### EXERCISE OBJECTIVE
Identify the lines holding "that" and copy them.

### GIVEN RECORDS
● ● ● ●

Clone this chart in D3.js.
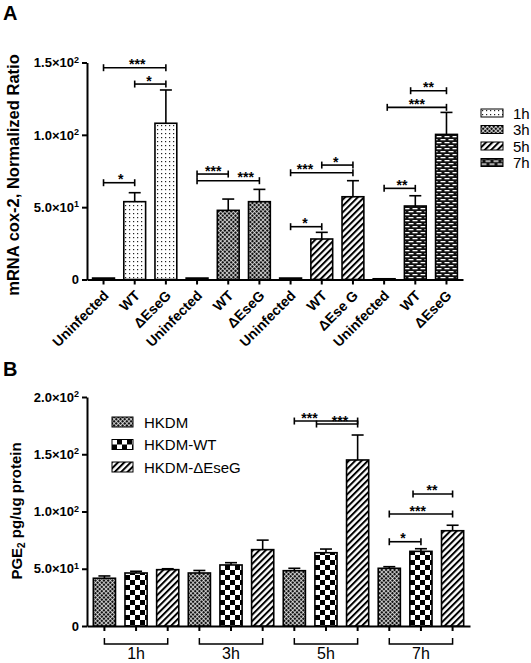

● ● ● ●

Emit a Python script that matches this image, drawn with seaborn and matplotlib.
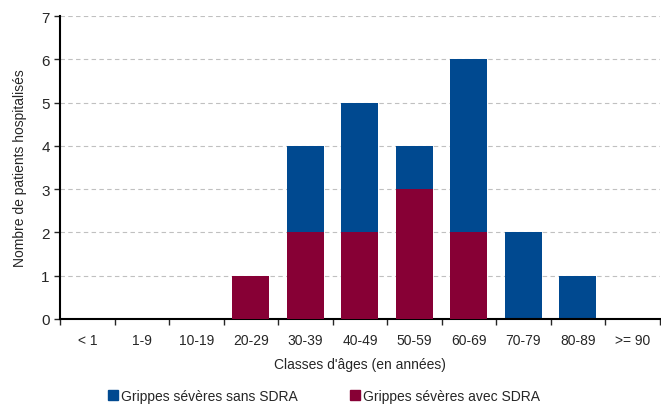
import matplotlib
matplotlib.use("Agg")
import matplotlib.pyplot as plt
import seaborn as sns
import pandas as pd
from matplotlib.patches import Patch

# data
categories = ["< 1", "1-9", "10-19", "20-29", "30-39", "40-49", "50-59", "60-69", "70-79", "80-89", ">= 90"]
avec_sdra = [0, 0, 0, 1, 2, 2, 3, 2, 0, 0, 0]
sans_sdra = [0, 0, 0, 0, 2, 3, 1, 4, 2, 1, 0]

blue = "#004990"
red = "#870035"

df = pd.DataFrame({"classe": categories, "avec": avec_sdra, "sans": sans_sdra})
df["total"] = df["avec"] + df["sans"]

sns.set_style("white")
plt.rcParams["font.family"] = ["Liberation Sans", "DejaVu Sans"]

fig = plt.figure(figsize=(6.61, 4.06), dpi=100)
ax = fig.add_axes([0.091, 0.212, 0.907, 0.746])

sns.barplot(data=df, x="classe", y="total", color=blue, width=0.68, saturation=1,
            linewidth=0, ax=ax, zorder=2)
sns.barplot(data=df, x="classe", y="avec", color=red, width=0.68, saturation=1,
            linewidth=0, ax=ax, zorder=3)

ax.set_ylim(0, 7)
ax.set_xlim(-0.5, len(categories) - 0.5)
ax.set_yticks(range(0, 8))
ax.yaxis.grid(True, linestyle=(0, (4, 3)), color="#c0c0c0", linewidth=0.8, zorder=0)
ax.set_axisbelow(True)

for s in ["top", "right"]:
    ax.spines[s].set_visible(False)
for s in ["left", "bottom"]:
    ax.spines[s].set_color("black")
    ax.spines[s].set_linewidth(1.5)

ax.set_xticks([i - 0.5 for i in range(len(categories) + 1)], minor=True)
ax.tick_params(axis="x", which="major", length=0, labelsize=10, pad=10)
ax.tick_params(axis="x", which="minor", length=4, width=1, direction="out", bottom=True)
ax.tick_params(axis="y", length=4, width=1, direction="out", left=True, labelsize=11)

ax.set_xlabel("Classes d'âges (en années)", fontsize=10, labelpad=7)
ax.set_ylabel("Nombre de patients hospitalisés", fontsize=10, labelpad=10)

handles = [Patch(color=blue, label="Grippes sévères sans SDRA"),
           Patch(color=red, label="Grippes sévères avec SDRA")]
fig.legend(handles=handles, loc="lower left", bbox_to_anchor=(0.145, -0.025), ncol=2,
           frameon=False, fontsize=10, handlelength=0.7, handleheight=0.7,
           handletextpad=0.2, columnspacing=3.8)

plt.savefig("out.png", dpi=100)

● ● ● ●

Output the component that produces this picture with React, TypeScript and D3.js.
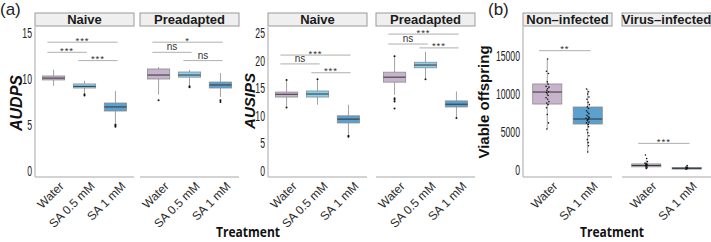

● ● ● ●

### ANSWER TO THE PROBLEM
Emit a Python script that matches this image, drawn with seaborn and matplotlib.
Output the component that produces this picture with React, TypeScript and D3.js.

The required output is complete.